Panagriya who was always a vocal supporter of Narendra Modi while lecturing in academic groves abroad was brought in to convert the Planning Commission into a more relevant institution which was renamed as Niti Aayog. He left after just two and half years, claiming he could not get more leave from Columbia University. Reportedly, he was concerned over the impact of demonetization on the common man, among other issues. As for Subramanian, he left in June this year apparently due to pressing family commitments. But he has now come out with a book talking about the draconian impact of demonetization on the economy. Like Panagriya, he too was a professor at an international institute abroad when he was handpicked by this regime to take charge of economic policymaking. The rapid turnover, right from Raghuram Rajan who returned to academia in the University of Chicago to Arvind Panagriya to Arvind Subramaniam to Urjit Patel, clearly indicates there is a serious problem in dealing with economic advisors and heads of critical institutions like the RBI. The Finance Ministry has to bear the major responsibility on this score. But it could well be due to pressures from other organizations of the Sangh Parivar on the political leadership.
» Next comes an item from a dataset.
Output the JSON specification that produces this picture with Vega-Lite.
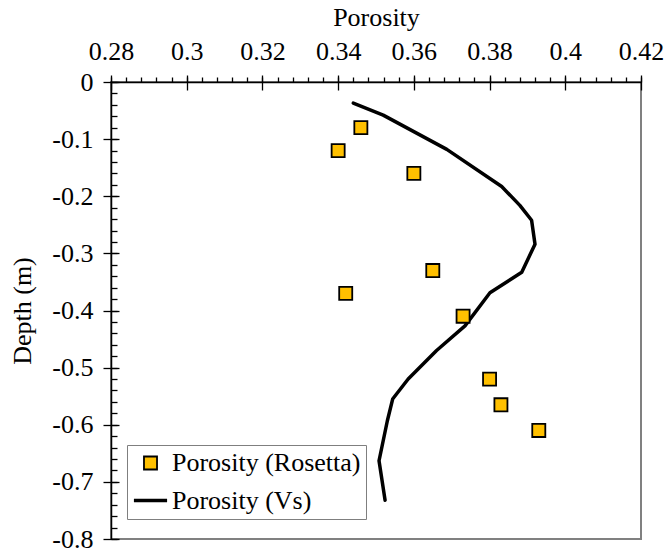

For instance, the appointment of S. Gurumurthy on the RBI board was a clear move to politicize a hitherto non-political autonomous agency. What has also been interesting is the reliance on the Indian diaspora abroad for these appointments. In a reversal of this trend, ex-bureaucrat Shaktikanta Das has been brought in to head the RBI while a professor at Hyderabad’s Indian School of Business Krishnamurthy Subramanian has been appointed to the post of chief economic advisor. This change, however, is no guarantee that these appointments will last longer than the previous ones. Former bureaucrats have notoriously tended to change from being pliable executives to independent voices when placed in constitutional posts giving them autonomous authority.
Instead it is now for the government to change tack and adopt a more accommodating and positive posture to economic advisors who are in any case aligned with the ideology of the day. It is only a sea change on these lines that will enable a longer tenure for such advisors. The outlook should continue to be for the long run to ensure effective governance even though elections are just a few months away.